Science explains when to visit the hospital, answer emails, and deliver bad news
The 'Hospital of Doom'
There's a hospital that Daniel Pink, the author of the new book When: The Scientific Secrets of Perfect Timing, calls the "Hospital of Doom." A lot of things go wrong in this hospital. You are three times more likely to be killed by a fatal dose of anesthesia. Specialists find fewer polyps during routine colonoscopies, leaving cancers undetected. Internists are 26 per cent more likely to prescribe unnecessary antibiotics, leading to more resistant superbugs. Nurses and staff are nearly 10 per cent less likely to wash their hands before treating patients, increasing the odds they'll pass along infections.
"This hospital though is a place of sorts. It's really what happens in hospitals in the afternoons. There's a huge amount of research out there showing medical care can be quite dangerous in the afternoon especially compared with the mornings. So the 'Hospital of Doom' is in afternoons," says Pink. "As a father, as a husband, as someone who will occasionally go to the doctor, I will do everything I can not to schedule any significant doctor appointment or visit to the hospital in the afternoon."
Our daily rhythms
Most of us tend to go through our days in three stages. One is the peak. For most people, that's in the morning when our mood is its highest and we are very good at analytical tasks that require focus. The next stage is the 'trough' when our cognitive capacities are at their lowest. The final stage is what Pink calls the "recovery" stage, which occurs in the late afternoon and evening. These three stages take the shape of a "U." We peak the highest in the morning, slump in the afternoons, and peak again late in the afternoon and early evening.
That's how it is for most people, although there is a smaller group — the "night owls" — for whom they have the opposite daily cognitive rhythm.
These cycles are run by our internal clocks, otherwise known as our circadian rhythms. And it's the afternoon troughs we have to be most careful of. Research shows kids score lower on standardized tests if taken in the afternoon. Even jurors are more likely to resort to racial stereotypes in that time. Pink says, for this reason, we are best off doing our brainless administrative work in the afternoons, like answering emails or filling our reports. In the recovery time, that's when we are most creative.
Getting through the afternoon 'trough' and endings
The best way to get through an afternoon cognitive slump is to take a lot of breaks.

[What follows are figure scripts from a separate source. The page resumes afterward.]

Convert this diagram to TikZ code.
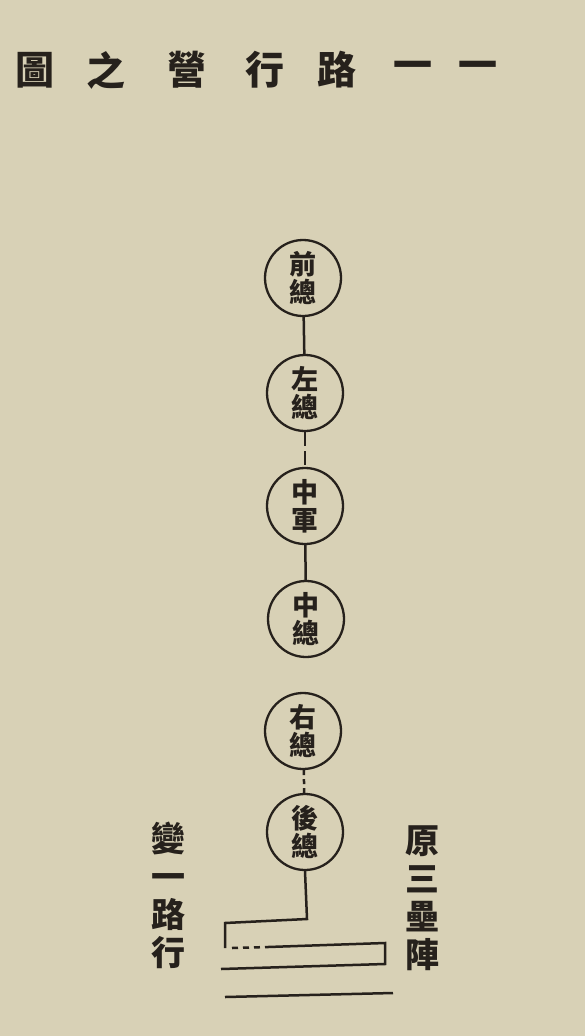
\documentclass[tikz,border=0pt]{standalone}
\usepackage{fontspec}
\newfontfamily\cjk{Noto Sans CJK TC}
\definecolor{paper}{RGB}{216,209,182}
\definecolor{ink}{RGB}{38,33,28}
\begin{document}
\begin{tikzpicture}[x=1pt,y=-1pt,
  zong/.style={draw=ink,line width=2.3pt,circle,minimum size=76pt,inner sep=0pt,
    align=center,text=ink,font=\cjk\bfseries\fontsize{27}{28}\selectfont},
  side/.style={align=center,text=ink,font=\cjk\bfseries\fontsize{34}{38}\selectfont},
  ti/.style={text=ink,font=\cjk\bfseries\fontsize{39}{39}\selectfont},
  ln/.style={draw=ink,line width=2.5pt}]
\fill[paper] (0,0) rectangle (585,1036);
% title, printed right to left
\foreach \c/\x [count=\i] in {圖/35,之/106,營/187,行/265,路/337,一/413,一/478}
  \node[ti] (t\i) at (\x,70) {\c};
% the column of corps
\node[zong] (qian) at (303,278) {前\\總};
\node[zong] (zuo) at (305,393) {左\\總};
\node[zong] (zhongjun) at (305,506) {中\\軍};
\node[zong] (zhongzong) at (306,619) {中\\總};
\node[zong] (you) at (303,731) {右\\總};
\node[zong] (hou) at (305,832) {後\\總};
\draw[ln] (qian) -- (zuo);
\draw[ln,dash pattern=on 14pt off 5pt] (zuo) -- (zhongjun);
\draw[ln] (zhongjun) -- (zhongzong);
\draw[ln,dash pattern=on 5pt off 4pt] (you) -- (hou);
% the three ramparts
\coordinate (b1) at (307,919);
\coordinate (b2) at (225,923);
\coordinate (b3) at (225,948);
\coordinate (b4) at (232,948);
\coordinate (b5) at (268,947);
\coordinate (b6) at (385,943);
\coordinate (b7) at (385,964);
\coordinate (b8) at (221,969);
\coordinate (b9) at (225,997);
\coordinate (b10) at (393,993);
\draw[ln] (hou.south) -- (b1) -- (b2) -- (b3);
\draw[ln,dash pattern=on 6pt off 5pt] (b4) -- (b5);
\draw[ln] (b5) -- (b6) -- (b7) -- (b8);
\draw[ln] (b9) -- (b10);
% side notes
\node[side] (bian) at (168,895) {變\\一\\路\\行};
\node[side] (yuan) at (422,898) {原\\三\\壘\\陣};
\end{tikzpicture}
\end{document}
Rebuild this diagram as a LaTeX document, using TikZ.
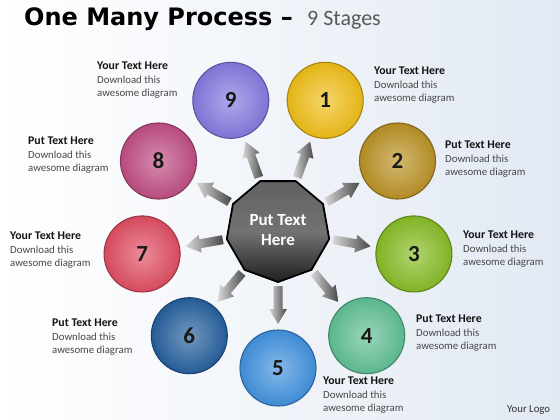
\documentclass[tikz,border=0pt]{standalone}
\usepackage{fontspec}
\setmainfont{Carlito}
\newfontfamily\titlefont{DejaVu Sans}
\usetikzlibrary{calc,shapes.geometric}
\definecolor{bgblue}{RGB}{226,233,243}
\definecolor{cA}{RGB}{240,190,24}
\definecolor{cB}{RGB}{186,146,38}
\definecolor{cC}{RGB}{136,188,38}
\definecolor{cD}{RGB}{96,192,148}
\definecolor{cE}{RGB}{66,146,222}
\definecolor{cF}{RGB}{38,96,158}
\definecolor{cG}{RGB}{224,78,98}
\definecolor{cH}{RGB}{192,78,132}
\definecolor{cI}{RGB}{132,122,224}
\definecolor{subgray}{RGB}{89,89,89}
\newcommand{\hd}[1]{{\fontsize{11.8}{13.2}\selectfont\bfseries\color{black!92}#1}}
\begin{document}
\begin{tikzpicture}[x=1pt,y=1pt,
  ball/.style={circle, minimum size=76pt, inner sep=0pt, draw=#1!70!black, line width=1.1pt,
    inner color=#1!65!white, outer color=#1!95!black,
    font=\bfseries\fontsize{23}{23}\selectfont, text=black!90},
  hub/.style={regular polygon, regular polygon sides=9, shape border rotate=180,
    minimum size=104pt, inner sep=0pt, draw=black, line width=1.8pt,
    top color=black!62, bottom color=black!88, middle color=black!55,
    font=\bfseries\fontsize{17}{20}\selectfont, text=white, align=center},
  arrowshade/.style={left color=black!15, right color=black!72},
  lbl/.style={anchor=north west, inner sep=0pt, align=left,
    font=\fontsize{10.8}{13.4}\selectfont, text=black!72}]
\useasboundingbox (0,0) rectangle (560,-420);
\shade[left color=white, right color=bgblue] (0,0) rectangle (560,-420);
\coordinate (C) at (278,-230);

% title
\node[anchor=base west, inner sep=0pt, font=\titlefont\bfseries\fontsize{24}{24}\selectfont] (title) at (24,-26) {One Many Process –};
\node[anchor=base west, inner sep=0pt, font=\fontsize{22}{22}\selectfont, text=subgray] (sub) at ($(title.base east)+(14,0)$) {9 Stages};

% arrows
\foreach \a in {-90,-50,-10,30,70,110,150,190,230} {
  \shade[arrowshade, shift={(C)}, rotate=\a]
    (56,-4.5) -- (79,-4.5) -- (79,-9) -- (94,0) -- (79,9) -- (79,4.5) -- (56,4.5) -- cycle;
}

% hub
\node[hub] (hub) at (C) {Put Text\\Here};

% circles
\node[ball=cA] (n1) at ($(C)+(70:138)$) {1};
\node[ball=cB] (n2) at ($(C)+(30:138)$) {2};
\node[ball=cC] (n3) at ($(C)+(-10:138)$) {3};
\node[ball=cD] (n4) at ($(C)+(-50:138)$) {4};
\node[ball=cE] (n5) at ($(C)+(-90:138)$) {5};
\node[ball=cF] (n6) at ($(C)+(230:138)$) {6};
\node[ball=cG] (n7) at ($(C)+(190:138)$) {7};
\node[ball=cH] (n8) at ($(C)+(150:138)$) {8};
\node[ball=cI] (n9) at ($(C)+(110:138)$) {9};

% labels
\node[lbl] (t9) at (97,-62) {\hd{Your Text Here}\\Download this\\awesome diagram};
\node[lbl] (t1) at (374,-67) {\hd{Your Text Here}\\Download this\\awesome diagram};
\node[lbl] (t2) at (445,-141) {\hd{Put Text Here}\\Download this\\awesome diagram};
\node[lbl] (t3) at (463,-231) {\hd{Your Text Here}\\Download this\\awesome diagram};
\node[lbl] (t4) at (416,-315) {\hd{Put Text Here}\\Download this\\awesome diagram};
\node[lbl] (t5) at (323,-377) {\hd{Your Text Here}\\Download this\\awesome diagram};
\node[lbl] (t6) at (52,-319) {\hd{Put Text Here}\\Download this\\awesome diagram};
\node[lbl] (t7) at (10,-232) {\hd{Your Text Here}\\Download this\\awesome diagram};
\node[lbl] (t8) at (28,-137) {\hd{Put Text Here}\\Download this\\awesome diagram};
\node[lbl, text=black!80] (logo) at (507,-405) {Your Logo};
\end{tikzpicture}
\end{document}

"We know that it's better to something rather than nothing. A short break is very helpful. You don't have to do a two hour siesta to get the benefits of a break. You can take a 10-minute break," says Pink. "There's great research showing it's important to move rather than be sedentary during those breaks. There's some powerful research showing the effects of being exposed to nature — that nature ends up being restorative and replenishing in a way that, for me, really blew me away. We know that social breaks are often more effective than solo breaks, at least when we can choose who we're taking a break with. This is true even for introverts. And we know, and this is important in our world where everybody is looking at their phone or listening to a podcast all day long, that semi-detached is not as good as fully detached. You need to fully detach."
There's also a science to the beginnings, middles, and endings of things we do. "Endings have a huge effect on our behaviour," says Pink. "They can energize us to pursue certain kinds of goals. Endings help us encode. They help us evaluate and record experiences. So certainly consumer transactions, customer transactions, how that transaction ends has a huge effect on how the customer will remember it."
Not only am I taking more breaks, but I am the king of giving the bad news first.- Daniel Pink, author of "When: The Scientific Secrets of Perfect Timing."
How many times have you heard someone say, "I've got some good news and some bad news." Pink says, "Given a choice, we prefer endings that elevate. We prefer rising sequences to declining sequences. So this is one of the ways this research has changed my own behaviour - not only am I taking more breaks, but I am the king of giving the bad news first."